In settimana è risultata illuminante sulla situazione cinese anche un’intervista rilasciata a Libero da Alberto Forchielli, il quale ha spiegato che “La crisi è abbastanza strutturale. Il settore immobiliare è abbastanza speculativo e si è costruito troppo: si sono costruite case fino al 2050. Ormai la Cina è sovra investita. (…) Adesso bisognerebbe dare i soldi in mano alla gente, perché possa consumare. Però questo non avviene perché per spostare un modello di sviluppo da intensive investment a intensive consumer sarebbe necessarie enormi riforme che il Paese non intende fare. E poi la gente non si fida più di Xi, per cui le imprese non producono più come prima e i consumatori non consumano più. C’è una crisi di confidence del regime, che è meno solido di quanto appaia. (…) Il punto è che Xi ha rotto le scatole. Il modello era: fate quello che vi pare, lavorate, consumate, risparmiate, basta che non vi impegnate in politica. Xi ha rotto quel patto: ha cominciato a dire ai cinesi che devono andare in guerra, che non devono andare più sui social network, che devono stare a casa quando non c’è bisogno di stare a casa, che non possono viaggiare perché non gli dà il passaporto. Ha rotto le scatole anche alle imprese dicendo che devono avere il Comitato del partito dentro all’azienda”.

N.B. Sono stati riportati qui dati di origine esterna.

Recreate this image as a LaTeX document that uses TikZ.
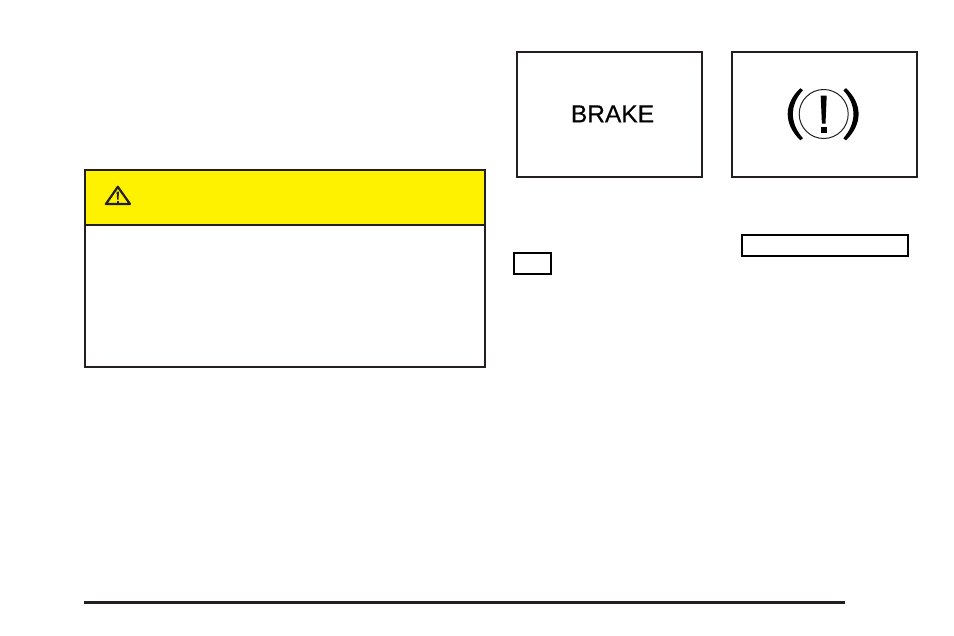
\documentclass[tikz,border=0pt]{standalone}
\usepackage{fontspec}
\setmainfont{Liberation Sans}
\newfontfamily\brakefont[FakeBold=0.35]{Liberation Sans}
\definecolor{inkdark}{HTML}{231F20}
\definecolor{cautionyellow}{HTML}{FFF200}
\tikzset{
  pxline/.style={line width=#1*0.75pt},
  panel/.style={draw=inkdark,pxline=2},
  blankbox/.style={draw=black,pxline=2},
}
\begin{document}
\begin{tikzpicture}[x=0.75pt,y=-0.75pt]
\useasboundingbox (0,0) rectangle (954,636);
% caution box
\fill[cautionyellow] (85,170) rectangle (485,225);
\draw[panel] (85,170) rectangle (485,367);
\draw[panel] (85,225) -- (485,225);
% warning triangle
\draw[draw=inkdark,pxline=2.2,line join=round] (117.8,186.8) -- (105.9,204) -- (130,204) -- cycle;
\fill[inkdark] (116.6,191.5) -- (119,191.5) -- (118.5,199.5) -- (117.1,199.5) -- cycle;
\fill[inkdark] (116.7,200.5) rectangle (118.9,202.8);
% BRAKE panel
\draw[panel] (517,52) rectangle (702,177);
\node[font=\brakefont\fontsize{18.4pt}{20pt}\selectfont,text=black,inner sep=0pt,anchor=base] (brake) at (612.5,122.3) {BRAKE};
% brake symbol panel
\draw[panel] (732,52) rectangle (917,177);
\draw[draw=inkdark,pxline=1] (823.7,114) circle [radius=24.5];
\fill[black] (800.3,88.2) .. controls (783.5,104) and (783.5,124) .. (800.3,140.3)
  -- (803,138.3) .. controls (789.5,123) and (789.5,105) .. (803,90.2) -- cycle;
\fill[black] (846,88.2) .. controls (862.8,104) and (862.8,124) .. (846,140.3)
  -- (843.3,138.3) .. controls (856.8,123) and (856.8,105) .. (843.3,90.2) -- cycle;
\fill[black] (820.7,95.7) -- (826.7,95.7) -- (825.5,123.5) -- (821.9,123.5) -- cycle;
\fill[black] (820.7,127.3) rectangle (826.7,133.3);
% blank label boxes
\draw[blankbox] (742,235) rectangle (908,256);
\draw[blankbox] (514,253) rectangle (551.3,274);
% footer rule
\draw[draw=inkdark,pxline=3] (84,602.5) -- (845,602.5);
\end{tikzpicture}
\end{document}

Il libro della settimana (perché noi i libri li leggiamo, Ministro)

 Prima l'Europa. È l'Italia che lo chiede, di Sergio Fabbrini.

Sergio Fabbrini delinea, attraverso una selezione di editoriali comparsi sul Sole 24 Ore tra il marzo 2019 e l'agosto 2020, i nuovi assetti e la forma organizzata assunti dall'Europa integrata in un anno di importanti cambiamenti del contesto italiano ed europeo, a loro volta accelerati dalla pandemia.

Attraverso il racconto cronologico l'autore illustra così il funzionamento di un'organizzazione cruciale per lo sviluppo economico e la stabilità democratica del nostro continente, eppure poco conosciuta per la sua complessità istituzionale e funzionale.

Come è possibile che l'Unione europea sia così poco conosciuta? Come spiegare ciò che avviene in Europa in modo da aumentare la consapevolezza pubblica sulle scelte fatte o da fare? Fabbrini si sofferma, in particolare, sull'importanza delle interdipendenze tra i Paesi che costituiscono l'Ue, sul suo sistema decisionale, sulle implicazioni delle politiche pubbliche dell'Unione. Dopo tutto, ricordava Luigi Einaudi, occorre conoscere per decidere.